Roberto Donna is an Italian chef and restaurateur in Washington D.C.

Donna was born in Turin, Italy, where he enrolled in culinary school at the age of 13. He came to the United States at the age of 19, working in an Italian restaurant on K Street in Washington, D.C.

In 1984, Donna opened Galileo in Dupont Circle, which was an immediate success. The restaurant only seated 50, and in the early days, even Vice-President George H. W. Bush could not secure a last-minute reservation. Donna and his partner Savino Recine opened more casual trattorias, Primi Piatti, and then I Matti, serving pizza and pasta. By the end of the 1990s, Donna's empire grew to 12 restaurants, including Il Radicchio, Pesce, and Barolo. In 1999, he expanded Galileo into a neighboring space and opened a restaurant-within-a-restaurant, Il Laboratorio del Galileo, serving multi-course meals in a small (25-30 seats) dining room, with a glass-walled "showcase" kitchen.

Donna published a cookbook, Cooking in Piedmont, in 1996.

Donna won the 1996 James Beard Foundation Award for Best Chef: Mid-Atlantic. The next year, Galileo was named one of the "10 Best Italian Restaurants in America" by Wine Spectator. The Restaurant Association of Metropolitan Washington recognized Donna as the "Chef of the Year" in 1990, and the "Restaurateur of the Year" in 1995. Donna was invited to Rome in 1996 to receive the Insegna del Ristorante Italiano, awarded by the Italian Government in recognition of serving the best authentic Italian food outside Italy.

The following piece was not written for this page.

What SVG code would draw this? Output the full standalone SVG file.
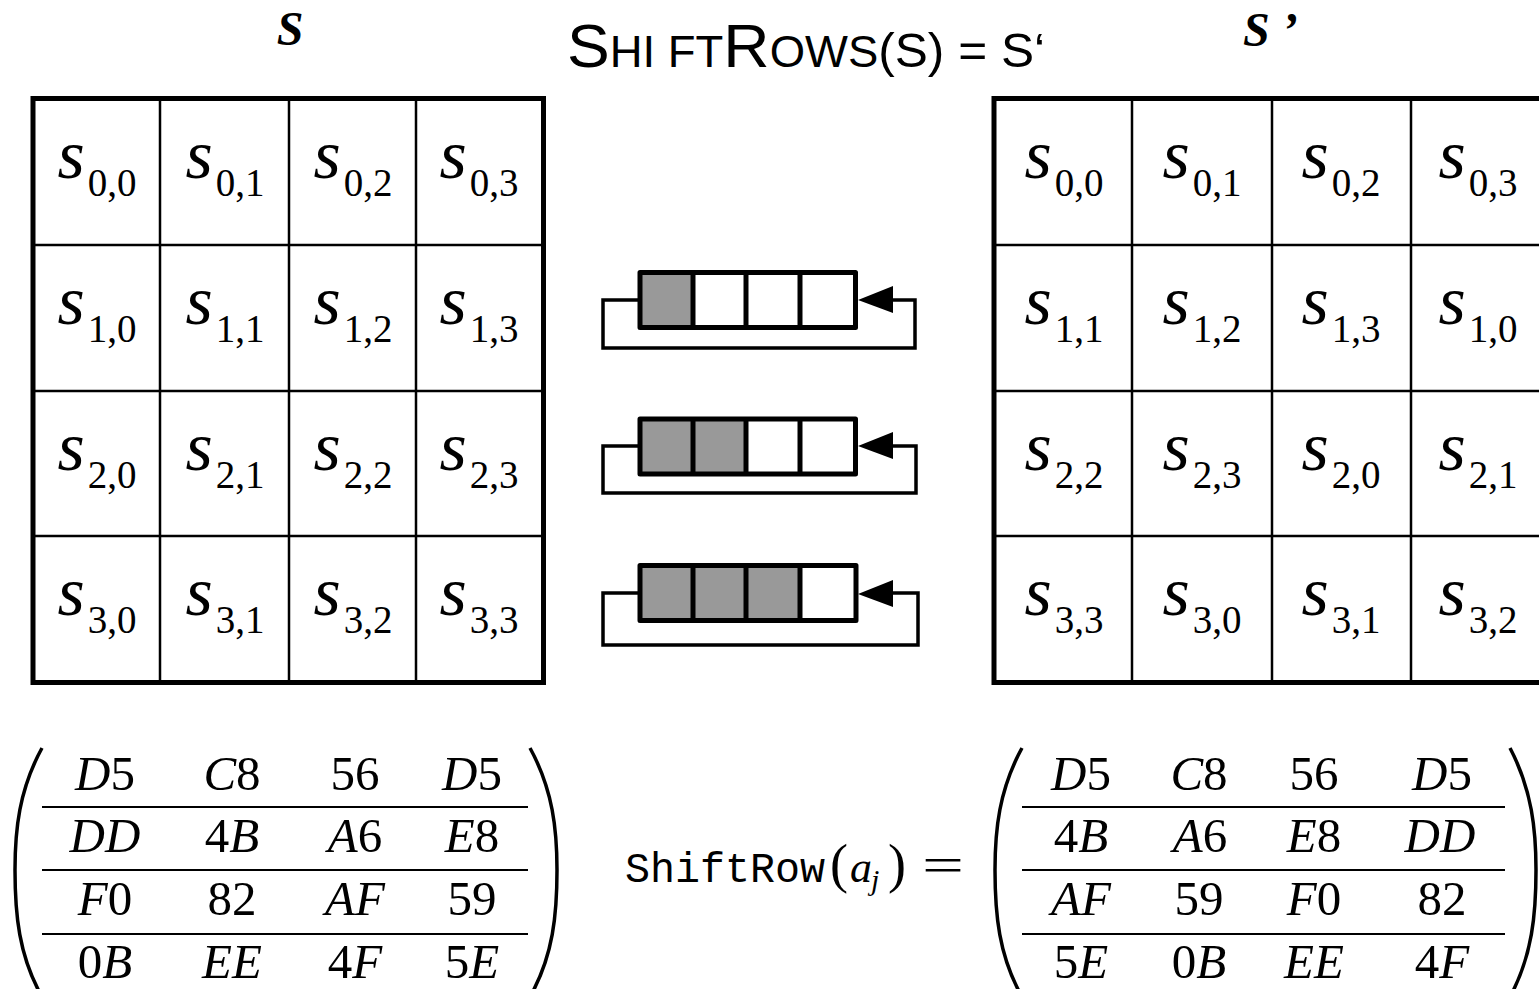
<svg xmlns="http://www.w3.org/2000/svg" width="1539" height="989" viewBox="0 0 1539 989">
<style>
.c{font-family:"Liberation Serif","Times New Roman",Times,serif;text-anchor:middle;fill:#000}
.s{font-style:italic;font-size:70px}
.sub{font-size:39px}
.m{font-family:"Liberation Serif","Times New Roman",Times,serif;font-size:49px;text-anchor:middle;fill:#000}
.i{font-style:italic}
.frame{fill:none;stroke:#000;stroke-width:5}
.thin{stroke:#000;stroke-width:2.5}
.div{stroke:#000;stroke-width:5}
.reg{fill:none;stroke:#000;stroke-width:5;stroke-linejoin:round}
.grey{fill:#999}
.loop{fill:none;stroke:#000;stroke-width:3.5}
.rule{stroke:#000;stroke-width:2}
.par{fill:none;stroke:#000;stroke-width:3.5}
.tt{font-family:"Liberation Sans",Arial,sans-serif;fill:#000}
.serif{font-family:"Liberation Serif","Times New Roman",Times,serif}
</style>
<rect width="1539" height="989" fill="#fff"/>

<g id="title">
<text class="tt" x="567" y="67" textLength="478" lengthAdjust="spacingAndGlyphs"><tspan font-size="62">S</tspan><tspan font-size="44">HI FT</tspan><tspan font-size="62">R</tspan><tspan font-size="44">OWS</tspan><tspan font-size="48">(S) = S‘</tspan></text>
</g>

<g id="label-s">
<text class="serif" x="290" y="45" font-style="italic" font-weight="bold" font-size="48" text-anchor="middle">S</text>
</g>
<g id="label-s-prime">
<text class="serif" x="1243" y="46" font-style="italic" font-weight="bold" font-size="48">S ’</text>
</g>

<g id="grid-s">
<rect class="frame" x="33" y="98.5" width="510.5" height="584"/>
<line class="thin" x1="160" y1="98.5" x2="160" y2="682.5"/>
<line class="thin" x1="289" y1="98.5" x2="289" y2="682.5"/>
<line class="thin" x1="416" y1="98.5" x2="416" y2="682.5"/>
<line class="thin" x1="33" y1="245" x2="543.5" y2="245"/>
<line class="thin" x1="33" y1="391" x2="543.5" y2="391"/>
<line class="thin" x1="33" y1="536" x2="543.5" y2="536"/>
<text class="c" x="97" y="178"><tspan class="s">s</tspan><tspan class="sub" dx="3" dy="18">0,0</tspan></text>
<text class="c" x="225" y="178"><tspan class="s">s</tspan><tspan class="sub" dx="3" dy="18">0,1</tspan></text>
<text class="c" x="353" y="178"><tspan class="s">s</tspan><tspan class="sub" dx="3" dy="18">0,2</tspan></text>
<text class="c" x="479" y="178"><tspan class="s">s</tspan><tspan class="sub" dx="3" dy="18">0,3</tspan></text>
<text class="c" x="97" y="324"><tspan class="s">s</tspan><tspan class="sub" dx="3" dy="18">1,0</tspan></text>
<text class="c" x="225" y="324"><tspan class="s">s</tspan><tspan class="sub" dx="3" dy="18">1,1</tspan></text>
<text class="c" x="353" y="324"><tspan class="s">s</tspan><tspan class="sub" dx="3" dy="18">1,2</tspan></text>
<text class="c" x="479" y="324"><tspan class="s">s</tspan><tspan class="sub" dx="3" dy="18">1,3</tspan></text>
<text class="c" x="97" y="469.5"><tspan class="s">s</tspan><tspan class="sub" dx="3" dy="18">2,0</tspan></text>
<text class="c" x="225" y="469.5"><tspan class="s">s</tspan><tspan class="sub" dx="3" dy="18">2,1</tspan></text>
<text class="c" x="353" y="469.5"><tspan class="s">s</tspan><tspan class="sub" dx="3" dy="18">2,2</tspan></text>
<text class="c" x="479" y="469.5"><tspan class="s">s</tspan><tspan class="sub" dx="3" dy="18">2,3</tspan></text>
<text class="c" x="97" y="615"><tspan class="s">s</tspan><tspan class="sub" dx="3" dy="18">3,0</tspan></text>
<text class="c" x="225" y="615"><tspan class="s">s</tspan><tspan class="sub" dx="3" dy="18">3,1</tspan></text>
<text class="c" x="353" y="615"><tspan class="s">s</tspan><tspan class="sub" dx="3" dy="18">3,2</tspan></text>
<text class="c" x="479" y="615"><tspan class="s">s</tspan><tspan class="sub" dx="3" dy="18">3,3</tspan></text>
</g>

<g id="grid-s-prime">
<rect class="frame" x="994" y="98.5" width="560" height="584"/>
<line class="thin" x1="1132" y1="98.5" x2="1132" y2="682.5"/>
<line class="thin" x1="1272" y1="98.5" x2="1272" y2="682.5"/>
<line class="thin" x1="1411" y1="98.5" x2="1411" y2="682.5"/>
<line class="thin" x1="994" y1="245" x2="1554" y2="245"/>
<line class="thin" x1="994" y1="391" x2="1554" y2="391"/>
<line class="thin" x1="994" y1="536" x2="1554" y2="536"/>
<text class="c" x="1064" y="178"><tspan class="s">s</tspan><tspan class="sub" dx="3" dy="18">0,0</tspan></text>
<text class="c" x="1202" y="178"><tspan class="s">s</tspan><tspan class="sub" dx="3" dy="18">0,1</tspan></text>
<text class="c" x="1341" y="178"><tspan class="s">s</tspan><tspan class="sub" dx="3" dy="18">0,2</tspan></text>
<text class="c" x="1478" y="178"><tspan class="s">s</tspan><tspan class="sub" dx="3" dy="18">0,3</tspan></text>
<text class="c" x="1064" y="324"><tspan class="s">s</tspan><tspan class="sub" dx="3" dy="18">1,1</tspan></text>
<text class="c" x="1202" y="324"><tspan class="s">s</tspan><tspan class="sub" dx="3" dy="18">1,2</tspan></text>
<text class="c" x="1341" y="324"><tspan class="s">s</tspan><tspan class="sub" dx="3" dy="18">1,3</tspan></text>
<text class="c" x="1478" y="324"><tspan class="s">s</tspan><tspan class="sub" dx="3" dy="18">1,0</tspan></text>
<text class="c" x="1064" y="469.5"><tspan class="s">s</tspan><tspan class="sub" dx="3" dy="18">2,2</tspan></text>
<text class="c" x="1202" y="469.5"><tspan class="s">s</tspan><tspan class="sub" dx="3" dy="18">2,3</tspan></text>
<text class="c" x="1341" y="469.5"><tspan class="s">s</tspan><tspan class="sub" dx="3" dy="18">2,0</tspan></text>
<text class="c" x="1478" y="469.5"><tspan class="s">s</tspan><tspan class="sub" dx="3" dy="18">2,1</tspan></text>
<text class="c" x="1064" y="615"><tspan class="s">s</tspan><tspan class="sub" dx="3" dy="18">3,3</tspan></text>
<text class="c" x="1202" y="615"><tspan class="s">s</tspan><tspan class="sub" dx="3" dy="18">3,0</tspan></text>
<text class="c" x="1341" y="615"><tspan class="s">s</tspan><tspan class="sub" dx="3" dy="18">3,1</tspan></text>
<text class="c" x="1478" y="615"><tspan class="s">s</tspan><tspan class="sub" dx="3" dy="18">3,2</tspan></text>
</g>

<g id="shift-row-1">
<rect class="grey" x="640" y="272.5" width="53" height="55"/>
<rect class="reg" x="640" y="272.5" width="215.5" height="55"/>
<line class="div" x1="693" y1="272.5" x2="693" y2="327.5"/>
<line class="div" x1="746" y1="272.5" x2="746" y2="327.5"/>
<line class="div" x1="800" y1="272.5" x2="800" y2="327.5"/>
<polyline class="loop" points="640,300 603,300 603,348 915,348 915,300 880,300"/>
<polygon points="858,300 893,286 893,313" fill="#000"/>
</g>

<g id="shift-row-2">
<rect class="grey" x="640" y="419" width="106" height="55"/>
<rect class="reg" x="640" y="419" width="215.5" height="55"/>
<line class="div" x1="693" y1="419" x2="693" y2="474"/>
<line class="div" x1="746" y1="419" x2="746" y2="474"/>
<line class="div" x1="800" y1="419" x2="800" y2="474"/>
<polyline class="loop" points="640,446 603,446 603,493 916,493 916,446 880,446"/>
<polygon points="858,446 893,432 893,459" fill="#000"/>
</g>

<g id="shift-row-3">
<rect class="grey" x="640" y="565.5" width="160" height="55"/>
<rect class="reg" x="640" y="565.5" width="216" height="55"/>
<line class="div" x1="693" y1="565.5" x2="693" y2="620.5"/>
<line class="div" x1="746" y1="565.5" x2="746" y2="620.5"/>
<line class="div" x1="800" y1="565.5" x2="800" y2="620.5"/>
<polyline class="loop" points="640,593 603,593 603,645 918,645 918,593 880,593"/>
<polygon points="858,594 893,580 893,607" fill="#000"/>
</g>

<g id="matrix-left">
<path class="par" d="M42 748 C19 790 15 830 15 870 C15 915 19 955 41 995"/>
<path class="par" d="M530 748 C553 790 557 830 557 870 C557 915 553 955 531 995"/>
<line class="rule" x1="42" y1="807" x2="528" y2="807"/>
<line class="rule" x1="42" y1="870" x2="528" y2="870"/>
<line class="rule" x1="42" y1="934" x2="528" y2="934"/>
<text class="m" x="105" y="790"><tspan class="i">D</tspan>5</text>
<text class="m" x="232" y="790"><tspan class="i">C</tspan>8</text>
<text class="m" x="355" y="790">56</text>
<text class="m" x="472" y="790"><tspan class="i">D</tspan>5</text>
<text class="m" x="105" y="852"><tspan class="i">DD</tspan></text>
<text class="m" x="232" y="852">4<tspan class="i">B</tspan></text>
<text class="m" x="355" y="852"><tspan class="i">A</tspan>6</text>
<text class="m" x="472" y="852"><tspan class="i">E</tspan>8</text>
<text class="m" x="105" y="915"><tspan class="i">F</tspan>0</text>
<text class="m" x="232" y="915">82</text>
<text class="m" x="355" y="915"><tspan class="i">AF</tspan></text>
<text class="m" x="472" y="915">59</text>
<text class="m" x="105" y="978">0<tspan class="i">B</tspan></text>
<text class="m" x="232" y="978"><tspan class="i">EE</tspan></text>
<text class="m" x="355" y="978">4<tspan class="i">F</tspan></text>
<text class="m" x="472" y="978">5<tspan class="i">E</tspan></text>
</g>

<g id="shiftrow-label">
<text x="625" y="882" font-family="Liberation Mono,Courier New,monospace" font-size="42" textLength="200" lengthAdjust="spacingAndGlyphs">ShiftRow</text>
<text class="serif" x="830" y="882" font-size="54">(</text>
<text class="serif" x="850" y="882" font-style="italic" font-size="44">a</text>
<text class="serif" x="871" y="890" font-style="italic" font-size="30">j</text>
<text class="serif" x="888" y="882" font-size="54">)</text>
<text class="serif" x="922" y="882" font-size="50" textLength="42" lengthAdjust="spacingAndGlyphs">=</text>
</g>

<g id="matrix-right">
<path class="par" d="M1022 748 C999 790 995 830 995 870 C995 915 999 955 1021 995"/>
<path class="par" d="M1510 748 C1532 790 1536 830 1536 870 C1536 915 1532 955 1511 995"/>
<line class="rule" x1="1022" y1="807" x2="1505" y2="807"/>
<line class="rule" x1="1022" y1="870" x2="1505" y2="870"/>
<line class="rule" x1="1022" y1="934" x2="1505" y2="934"/>
<text class="m" x="1081" y="790"><tspan class="i">D</tspan>5</text>
<text class="m" x="1199" y="790"><tspan class="i">C</tspan>8</text>
<text class="m" x="1314" y="790">56</text>
<text class="m" x="1442" y="790"><tspan class="i">D</tspan>5</text>
<text class="m" x="1081" y="852">4<tspan class="i">B</tspan></text>
<text class="m" x="1200" y="852"><tspan class="i">A</tspan>6</text>
<text class="m" x="1314" y="852"><tspan class="i">E</tspan>8</text>
<text class="m" x="1440" y="852"><tspan class="i">DD</tspan></text>
<text class="m" x="1081" y="915"><tspan class="i">AF</tspan></text>
<text class="m" x="1199" y="915">59</text>
<text class="m" x="1314" y="915"><tspan class="i">F</tspan>0</text>
<text class="m" x="1442" y="915">82</text>
<text class="m" x="1081" y="978">5<tspan class="i">E</tspan></text>
<text class="m" x="1199" y="978">0<tspan class="i">B</tspan></text>
<text class="m" x="1314" y="978"><tspan class="i">EE</tspan></text>
<text class="m" x="1442" y="978">4<tspan class="i">F</tspan></text>
</g>
</svg>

In 2005, Donna competed on Iron Chef America, losing to Masaharu Morimoto after failing to plate a sufficient number of dishes. He requested a rematch and bested Morimoto in 2006.

In 2004, Donna's company declared bankruptcy and his restaurants began to close; Galileo closed in 2006, and he had no restaurants to his name when Bebo Trattoria closed in 2009. Donna was prosecuted for failing to pay taxes at Bebo, and in 2010, Donna pled guilty to felony embezzlement, receiving a five-year suspended sentence on condition of probation, good behavior, and restitution. Donna and his business partners still faced several civil lawsuits when he returned to the kitchen with the opening of Galileo III in October 2010. The restaurant closed abruptly after less than one year.

In 2012, Donna opened Al Dente in Embassy Row, and Esquire magazine named him its "Chef of the Year." In February 2013, a four-seat counter, Roberto's 4, opened within Al Dente. At the end of 2013, Donna opened a second restaurant, Alba Osteria, in Mount Vernon Triangle. Alba Osteria closed in 2019, citing rent disagreements with its landlord.

In February, 2022, Roberto’s opened in Vienna, Virginia, with Donna as chef, doing what he does best. The restaurant is solely owned by Donna’s wife, Nancy Sabbagh.